WHAT YOU SHOULD DO:
What are the lines from the one with "Generate a Python" through the one with "import plotly.graph_objects as go", inclusive? Output them exactly, and leave out the pictures.

STORED ROWS:
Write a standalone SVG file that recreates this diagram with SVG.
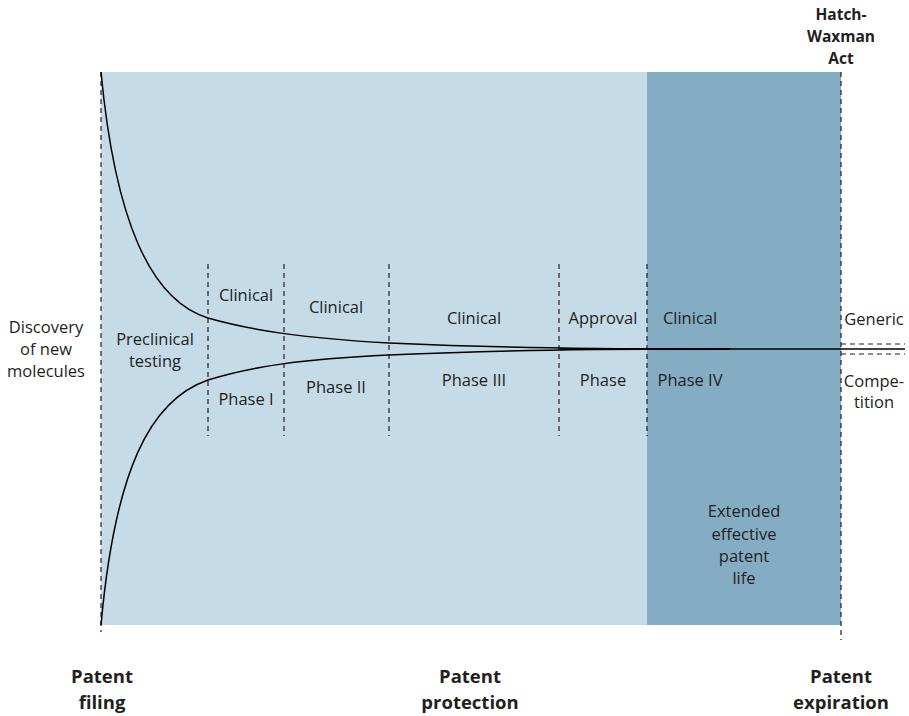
<svg xmlns="http://www.w3.org/2000/svg" width="909" height="716" viewBox="0 0 909 716">
<style>
.t{font-family:"Open Sans","Liberation Sans",sans-serif;font-size:16.5px;fill:#231f20;text-anchor:middle}
.b{font-family:"Open Sans","Liberation Sans",sans-serif;font-size:18.5px;font-weight:bold;fill:#231f20;text-anchor:middle}
.h{font-family:"Open Sans","Liberation Sans",sans-serif;font-size:15.5px;font-weight:bold;fill:#231f20;text-anchor:middle}
.d{stroke:#231f20;stroke-width:1.2;stroke-dasharray:5,4;fill:none}
.c{stroke:#000;stroke-width:1.5;fill:none}
</style>
<rect width="909" height="716" fill="#fff"/>
<g id="protection-area"><rect x="101" y="72" width="546" height="553" fill="#c5dbe8"/></g>
<g id="extension-area"><rect x="647" y="72" width="194" height="553" fill="#84adc4"/></g>
<g id="connectors">
<line class="d" x1="101" y1="72" x2="101" y2="632"/>
<line class="d" x1="841" y1="72" x2="841" y2="640"/>
<line class="d" x1="208" y1="264" x2="208" y2="436"/>
<line class="d" x1="284" y1="264" x2="284" y2="436"/>
<line class="d" x1="389" y1="264" x2="389" y2="436"/>
<line class="d" x1="559" y1="264" x2="559" y2="436"/>
<line class="d" x1="647" y1="264" x2="647" y2="436"/>
<line class="d" x1="841" y1="344" x2="905" y2="344"/>
<line class="d" x1="841" y1="354" x2="905" y2="354"/>
<path class="c" d="M101,72 C115,220 150,300 208,318 C250,330 300,338 389,343 C480,347 560,349 730,349"/>
<path class="c" d="M101,625 C115,470 150,400 208,380 C250,367 300,359 389,355 C480,351 560,349 730,349"/>
<line class="c" x1="560" y1="349" x2="905" y2="349"/>
</g>
<g id="discovery"><text class="t" x="46" y="333">Discovery</text><text class="t" x="46" y="355">of new</text><text class="t" x="46" y="377">molecules</text></g>
<g id="preclinical"><text class="t" x="155" y="345">Preclinical</text><text class="t" x="155" y="367">testing</text></g>
<g id="phase1"><text class="t" x="246" y="301">Clinical</text><text class="t" x="246" y="405">Phase I</text></g>
<g id="phase2"><text class="t" x="336" y="313">Clinical</text><text class="t" x="336" y="393">Phase II</text></g>
<g id="phase3"><text class="t" x="474" y="324">Clinical</text><text class="t" x="474" y="386">Phase III</text></g>
<g id="approval"><text class="t" x="603" y="324">Approval</text><text class="t" x="603" y="386">Phase</text></g>
<g id="phase4"><text class="t" x="690" y="324">Clinical</text><text class="t" x="690" y="386">Phase IV</text></g>
<g id="generic"><text class="t" x="874" y="325">Generic</text><text class="t" x="874" y="387">Compe-</text><text class="t" x="874" y="408">tition</text></g>
<g id="extended"><text class="t" x="744" y="517">Extended</text><text class="t" x="744" y="540">effective</text><text class="t" x="744" y="562">patent</text><text class="t" x="744" y="584">life</text></g>
<g id="hatch"><text class="h" x="841" y="20">Hatch-</text><text class="h" x="841" y="42">Waxman</text><text class="h" x="841" y="64">Act</text></g>
<g id="filing"><text class="b" x="102" y="683">Patent</text><text class="b" x="102" y="709">filing</text></g>
<g id="protection"><text class="b" x="470" y="683">Patent</text><text class="b" x="470" y="709">protection</text></g>
<g id="expiration"><text class="b" x="841" y="683">Patent</text><text class="b" x="841" y="709">expiration</text></g>
</svg>
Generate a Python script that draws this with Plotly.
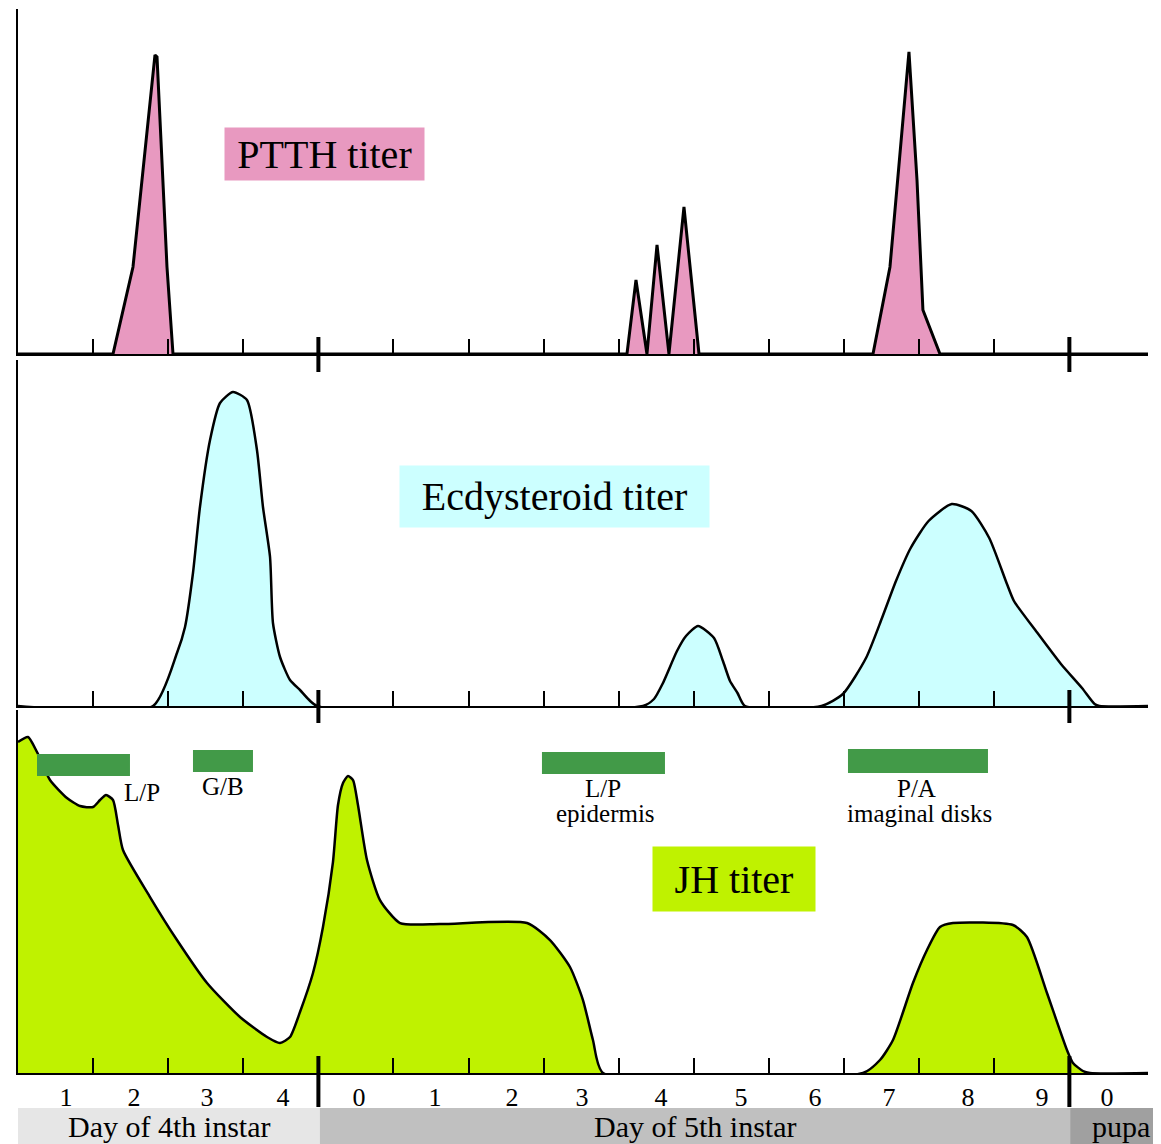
import plotly.graph_objects as go

# ---------------- data (x in days along the time axis, y in relative titer units) ----------------
ptth_day = [0, 1.265, 1.531, 1.824, 1.851, 1.917, 1.984, 2.064,
            8.109, 8.229, 8.375, 8.509, 8.668, 8.868, 9.068,
            11.385, 11.611, 11.864, 11.971, 12.05, 12.277, 15.05]
ptth_titer = [0, 0, 87, 299, 297, 187, 87, 0,
              0, 74, 0, 109, 0, 147, 0,
              0, 87, 302, 174, 44, 0, 0]

ecd_day = [0, 1.798, 2.117, 2.224, 2.330, 2.423, 2.557, 2.690, 2.863, 3.049, 3.182, 3.262,
           3.356, 3.395, 3.489, 3.622, 3.755, 3.981,
           8.322, 8.469, 8.582, 8.775, 8.895, 9.055, 9.268, 9.387, 9.481, 9.581, 9.680,
           10.698, 10.984, 11.292, 11.505, 11.691, 11.887, 12.125, 12.434, 12.695, 12.933,
           13.169, 13.262, 13.555, 13.888, 14.168, 14.336, 14.40, 15.05]
ecd_titer = [0, 0, 53, 79, 133, 199, 266, 303, 314, 306, 256, 199,
             149, 83, 49, 26, 16, 0,
             0, 7, 22, 55, 70, 80, 68, 45, 25, 13, 0,
             0, 12, 48, 88, 125, 158, 185, 202, 195, 168,
             122, 105, 75, 42, 18, 2, 0, 0]

jh_day = [0, 0.133, 0.253, 0.426, 0.652, 0.826, 0.999, 1.092, 1.172, 1.265, 1.332, 1.398,
          1.758, 2.117, 2.517, 2.956, 3.316, 3.489, 3.622, 3.755, 3.928, 4.061, 4.194,
          4.261, 4.328, 4.394, 4.461, 4.527, 4.647, 4.820, 5.087, 5.619, 6.778, 7.084,
          7.350, 7.523, 7.656, 7.790, 11.252, 11.478, 11.651, 11.917, 12.104, 12.277,
          12.450, 13.249, 13.435, 13.702, 13.968, 14.048, 14.181, 14.274, 15.05]
jh_titer = [331, 336, 321, 293, 275, 267, 266, 273, 278, 273, 248, 223,
            176, 133, 90, 56, 36, 30, 36, 61, 100, 146, 211,
            268, 290, 297, 293, 268, 213, 173, 150, 149, 150, 133,
            106, 73, 33, 0, 0, 13, 33, 90, 123, 146,
            150, 148, 136, 80, 23, 10, 2, 0, 0]

# JH-sensitive periods (green bars) : start / end day and labels
period_start = [0.253, 2.330, 6.977, 11.052]
period_end = [1.491, 3.129, 8.615, 12.916]
period_label1 = ["L/P", "G/B", "L/P", "P/A"]
period_label2 = ["", "", "epidermis", "imaginal disks"]

# time axis
minor_tick_days = [1, 2, 3, 5, 6, 7, 8, 9, 10, 11, 12, 13]
stage_boundaries = [4, 14]
day_label_pos = [0.639, 1.545, 2.517, 3.529, 4.541, 5.553, 6.578, 7.510, 8.562, 9.627,
                 10.612, 11.598, 12.650, 13.635, 14.501]
day_labels = ["1", "2", "3", "4", "0", "1", "2", "3", "4", "5", "6", "7", "8", "9", "0"]
stage_names = ["Day of 4th instar", "Day of 5th instar", "pupa"]
stage_spans = [(0, 4.02), (4.02, 14.01), (14.01, 15.40)]
stage_colors = ["#e6e6e6", "#c0c0c0", "#a0a0a0"]

# ---------------- layout constants ----------------
X_MAX = 15.047
SERIF = "Liberation Serif, Times New Roman, serif"
H1, H2, H3 = 345, 346, 363

fig = go.Figure()

fig.add_trace(go.Scatter(x=ptth_day, y=ptth_titer, mode="lines", fill="tozeroy",
                         fillcolor="#e899c0", line=dict(color="black", width=3),
                         xaxis="x", yaxis="y", hoverinfo="skip"))
fig.add_trace(go.Scatter(x=ecd_day, y=ecd_titer, mode="lines", fill="tozeroy",
                         fillcolor="#ccffff",
                         line=dict(color="black", width=2.5, shape="spline", smoothing=0.6),
                         xaxis="x2", yaxis="y2", hoverinfo="skip"))
fig.add_trace(go.Scatter(x=jh_day, y=jh_titer, mode="lines", fill="tozeroy",
                         fillcolor="#bff200",
                         line=dict(color="black", width=2.5, shape="spline", smoothing=0.6),
                         xaxis="x3", yaxis="y3", hoverinfo="skip"))

def xax(anchor, show_labels):
    return dict(domain=[0, 1], range=[0, X_MAX], anchor=anchor, showline=True,
                linecolor="black", linewidth=2, showgrid=False, zeroline=False,
                tickmode="array", tickvals=day_label_pos, ticktext=day_labels,
                ticks="", showticklabels=show_labels,
                tickfont=dict(family=SERIF, size=26, color="black"),
                minor=dict(tickmode="array", tickvals=minor_tick_days, ticks="inside",
                           ticklen=15, tickwidth=2, tickcolor="black", showgrid=False),
                fixedrange=True)

def yax(anchor, dom, top):
    return dict(domain=dom, range=[0, top], anchor=anchor, showline=True,
                linecolor="black", linewidth=2, showgrid=False, zeroline=False,
                showticklabels=False, ticks="", fixedrange=True)

# the page body adds an 8px offset, so the figure is 8px smaller than the window
fig.update_layout(
    width=1153, height=1136,
    margin=dict(l=10, r=13, t=0, b=71),
    paper_bgcolor="white", plot_bgcolor="white",
    showlegend=False,
    xaxis=xax("y", False), yaxis=yax("x", [0.6751, 0.9991], H1),
    xaxis2=xax("y2", False), yaxis2=yax("x2", [0.3446, 0.6695], H2),
    xaxis3=xax("y3", True), yaxis3=yax("x3", [0.0, 0.3408], H3),
)

shapes = []
# thick stage-boundary ticks
for xr, yr, lo, hi, h in [("x", "y", 18, 17, H1), ("x2", "y2", 17, 16, H2), ("x3", "y3", 34, 17, H3)]:
    for b in stage_boundaries:
        shapes.append(dict(type="line", xref=xr, yref=yr + " domain", x0=b, x1=b,
                           y0=-lo / h, y1=hi / h, line=dict(color="black", width=4)))
# green sensitive-period bars
bar_y = [(297, 319), (301, 323), (299, 321), (300, 324)]
for s, e, (y0, y1) in zip(period_start, period_end, bar_y):
    shapes.append(dict(type="rect", xref="x3", yref="y3", x0=s, x1=e, y0=y0, y1=y1,
                       fillcolor="#429a48", line=dict(width=0), layer="above"))
# stage bands at bottom
for (a, b), c in zip(stage_spans, stage_colors):
    shapes.append(dict(type="rect", xref="x3 domain", yref="paper", x0=a / X_MAX, x1=b / X_MAX,
                       y0=-0.0670, y1=-0.0329, fillcolor=c, line=dict(width=0), layer="below"))
fig.update_layout(shapes=shapes)

ann = []
# titer boxes
for txt, xr, yr, xc, yc, w, h, bg in [
        ("PTTH titer", "x", "y", 4.081, 200, 199, 52, "#e899c0"),
        ("Ecdysteroid titer", "x2", "y2", 7.144, 209.5, 309, 61, "#ccffff"),
        ("JH titer", "x3", "y3", 9.534, 194, 162, 64, "#bff200")]:
    ann.append(dict(text=txt, xref=xr, yref=yr, x=xc, y=yc, xanchor="center", yanchor="middle",
                    showarrow=False, width=w, height=h, bgcolor=bg, borderpad=0,
                    font=dict(family=SERIF, size=40, color="black")))
# period labels
lab_pos = [(1.651, 281), (2.730, 287), (7.790, 285), (11.97, 285)]
for (xc, yc), l1, l2 in zip(lab_pos, period_label1, period_label2):
    ann.append(dict(text=l1, xref="x3", yref="y3", x=xc, y=yc, showarrow=False,
                    xanchor="center", yanchor="middle",
                    font=dict(family=SERIF, size=25, color="black")))
    if l2:
        ann.append(dict(text=l2, xref="x3", yref="y3", x=xc + 0.03, y=yc - 25, showarrow=False,
                        xanchor="center", yanchor="middle",
                        font=dict(family=SERIF, size=25, color="black")))
# stage names
for (a, b), name in zip([(0, 4.02), (4.02, 14.01), (14.01, 15.37)], stage_names):
    ann.append(dict(text=name, xref="x3", yref="paper", x=(a + b) / 2, y=-0.0500,
                    xanchor="center", yanchor="middle", showarrow=False,
                    font=dict(family=SERIF, size=30, color="black")))
fig.update_layout(annotations=ann)

fig.write_html("out.html")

TASK RESPONSE:
Generate a Python script that draws this with Plotly.
import plotly.graph_objects as go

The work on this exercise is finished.